Erayo Spikes, Jeweled Lotus Cools: MTG Hot/Cold April 13

Erayo Spikes, Jeweled Lotus Cools: MTG Hot/Cold April 13

Erayo spikes on Modern Affinity innovation, Quirion Dryad surges on collector demand, while Jeweled Lotus cools as unban rumors fade — MTG market, April 13, 2026.

Three cards are quietly rewriting their own price histories this week, while two others are learning the hard lesson that hype without follow-through is just noise. The Magic: The Gathering secondary market for the week of April 13, 2026, is a study in contrasts — breakout competitive innovation on one side, reprint anxiety and rumor fatigue on the other.

The Hot Side: Modern Breaks Erayo, Commander Fuels Eye of Nidhogg

The biggest mover of the week is Erayo, Soratami Ascendant. The card spent years on the Commander banned list and largely collected dust in binders, but a new Modern Affinity shell has given it a second life — and the market noticed fast. Erayo's ability to lock opponents out of spells once flipped has always been theoretically oppressive; apparently it took the right artifact density to make that theory real. Copies of the original Saviors of Kamigawa printing have jumped sharply, and graded copies in PSA 9 and PSA 10 are seeing renewed bidding interest on secondary platforms. This is the kind of competitive-driven spike that tends to hold if the deck posts results — watch the Modern challenge data over the next two weekends closely.

Eye of Nidhogg is a different animal. The surge here is precon-driven, tied to synergy reveals from the upcoming Secrets of Strixhaven Commander product. Precon hype spikes are notoriously unstable — they can evaporate the moment a card gets confirmed as part of the deck itself, triggering reprint fears. Right now, Eye of Nidhogg is riding the window between announcement and confirmation, which is historically the most profitable — and most dangerous — place to be speculating.

The most interesting story on the hot list, though, is Quirion Dryad. This isn't a competitive or Commander spike. This is collector-led, targeting the original Planeshift printing specifically. Collector-driven spikes on original printings of iconic cards have become one of the defining trends of 2025–2026 MTG speculation, as a segment of the player base increasingly treats original-art, first-edition copies as the premium version regardless of functional reprints. The Dryad's clean, distinctive original art and its legacy in Legacy and Vintage Grow strategies make it a natural target. PSA population on the Planeshift Quirion Dryad remains thin — which amplifies price movement when demand materializes.

The Cold Side: Jeweled Lotus Runs Out of Rumor Fuel

Jeweled Lotus is cooling, and the reason is straightforward: the speculative unban rumors that propped up its price finally hit a wall. Commander players have been circulating the idea of a Jeweled Lotus unban — or at least a policy softening — for months, and that narrative inflated the card's value well beyond what its actual Commander-legal demand could support. When the rumors failed to materialize into anything official, the air came out.

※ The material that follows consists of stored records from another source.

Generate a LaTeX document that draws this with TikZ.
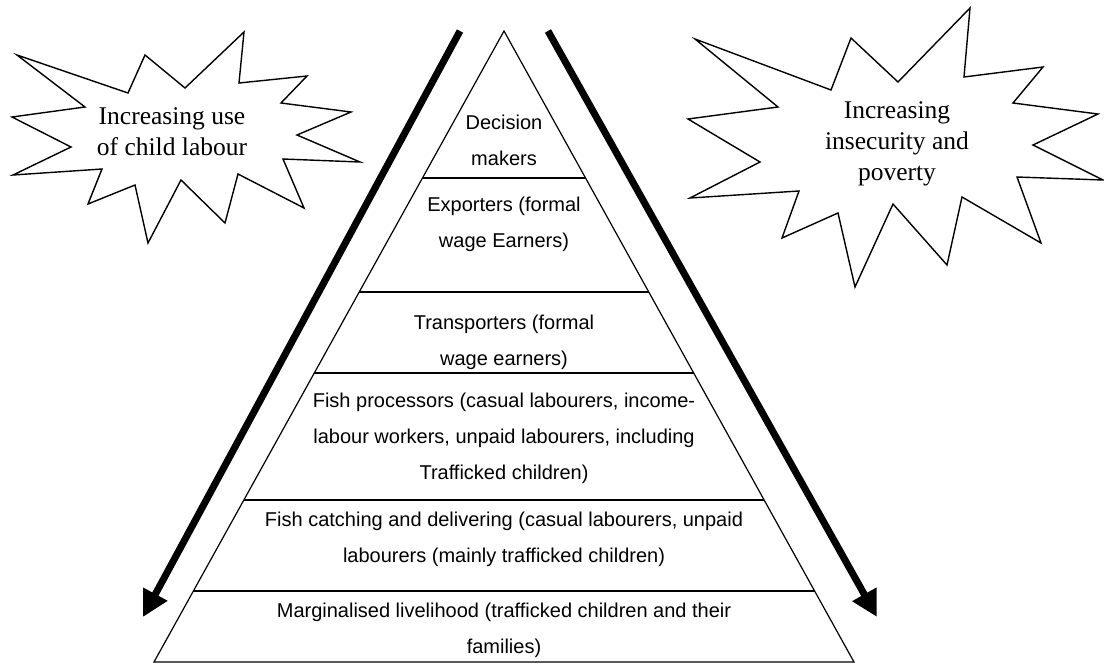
\documentclass[tikz,border=0pt]{standalone}
\usepackage{fontspec}
\setmainfont{Liberation Serif}
\newfontfamily\arialf{Liberation Sans}
\usetikzlibrary{arrows.meta,calc}
\begin{document}
\begin{tikzpicture}[x=1pt,y=-1pt,
  layer/.style={font=\arialf\fontsize{20}{36}\selectfont, align=center, inner sep=0pt},
  startext/.style={font=\fontsize{25.5}{31}\selectfont, align=center, inner sep=0pt},
  starline/.style={draw=black, line width=1.4pt, line join=miter, fill=white},
  pyrline/.style={draw=black, line width=1.2pt},
  bigarrow/.style={line width=7pt, -{Triangle[length=26pt,width=26pt]}}]
\useasboundingbox[fill=white] (0,0) rectangle (1104,665);

% pyramid
\coordinate (apex) at (504,31);
\coordinate (bl) at (154,662);
\coordinate (br) at (854,662);
\draw[pyrline, line join=miter] (apex) -- (bl) -- (br) -- cycle;
\foreach \f in {0.233,0.4136,0.542,0.7433,0.8875}{
  \draw[pyrline] ($(apex)!\f!(bl)$) -- ($(apex)!\f!(br)$);
}

\node[layer] (l1) at (504,140) {Decision\\makers};
\node[layer] (l2) at (504,224.5) {Exporters (formal\\wage Earners)};
\node[layer] (l3) at (504,342) {Transporters (formal\\wage earners)};
\node[layer] (l4) at (504,438.5) {Fish processors (casual labourers, income-\\labour workers, unpaid labourers, including\\Trafficked children)};
\node[layer] (l5) at (504,539) {Fish catching and delivering (casual labourers, unpaid\\labourers (mainly trafficked children)};
\node[layer] (l6) at (504,630) {Marginalised livelihood (trafficked children and their\\families)};

% arrows
\coordinate (la0) at (460,31);
\coordinate (la1) at (143,617);
\coordinate (ra0) at (548,31);
\coordinate (ra1) at (877,617);
\draw[bigarrow] (la0) -- (la1);
\draw[bigarrow] (ra0) -- (ra1);

% left star
\draw[starline] (17,55) -- (128,93) -- (145,55) -- (185,88) -- (244,32) -- (239,83) -- (307,76) -- (281,103) -- (351,112) -- (297,135) -- (360,162) -- (283,159) -- (304,208) -- (238,174) -- (225,223) -- (181,180) -- (148,243) -- (135,185) -- (88,204) -- (102,169) -- (13,175) -- (71,147) -- (12,117) -- (85,107) -- cycle;
\node[startext] (s1) at (172,132) {Increasing use\\of child labour};

% right star
\draw[starline] (695,39) -- (831,90) -- (851,38) -- (898,82) -- (970,8) -- (964,77) -- (1043,67) -- (1013,103) -- (1098,114) -- (1033,145) -- (1103,180) -- (1017,177) -- (1041,243) -- (962,197) -- (947,265) -- (893,204) -- (855,287) -- (838,213) -- (782,238) -- (799,191) -- (690,198) -- (760,162) -- (688,119) -- (778,107) -- cycle;
\node[startext] (s2) at (897,144) {Increasing\\insecurity and\\poverty};
\end{tikzpicture}
\end{document}
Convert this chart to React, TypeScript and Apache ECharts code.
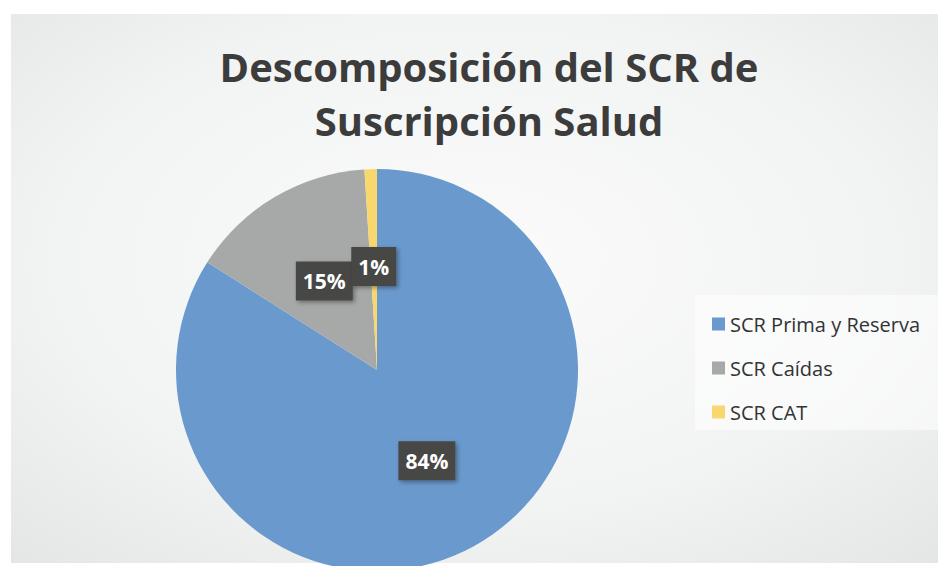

This is a familiar cycle in the MTG market. Jeweled Lotus remains a powerful card with real demand in the formats where it's legal, but it was priced for a future that didn't arrive on schedule. Expect it to find a floor over the next few weeks as the speculation premium fully bleeds off. The Commander Legends foil and the borderless variants will likely hold better than the standard version — collector premium tends to insulate premium treatments from the worst of these corrections.

Stormcarved Coast is tumbling for a more mechanical reason: reprint pressure. The dual land from Innistrad: Crimson Vow has had a solid run as a staple in blue-red shells across multiple formats, but looming reprint signals are doing what they always do to Standard-era lands — compressing the ceiling. Collectors and dealers who picked up copies at peak prices are now looking at a card that may be widely available again within a product cycle. The timing of the exit matters more than the exit itself at this point.

Reading the Week

What this week's list actually illustrates is how fragmented MTG market demand has become. You have three distinct demand drivers firing simultaneously — competitive innovation, Commander product hype, and collector-led original-printing premiums — and they're each behaving by their own rules. A card spiking for competitive reasons needs tournament results to sustain. A card spiking on precon hype needs to not be in the precon. A card spiking on collector sentiment needs population scarcity and aesthetic consensus.

The cold list, meanwhile, is a reminder that narrative-driven price inflation has a shelf life. Jeweled Lotus was never going to stay elevated on rumor alone. Stormcarved Coast was never going to escape the reprint cycle that catches every Standard staple eventually.

The collectors who will come out ahead this week are the ones who bought Quirion Dryad before anyone was talking about it — and the ones who sold Jeweled Lotus when the rumor was loudest, not after it went quiet.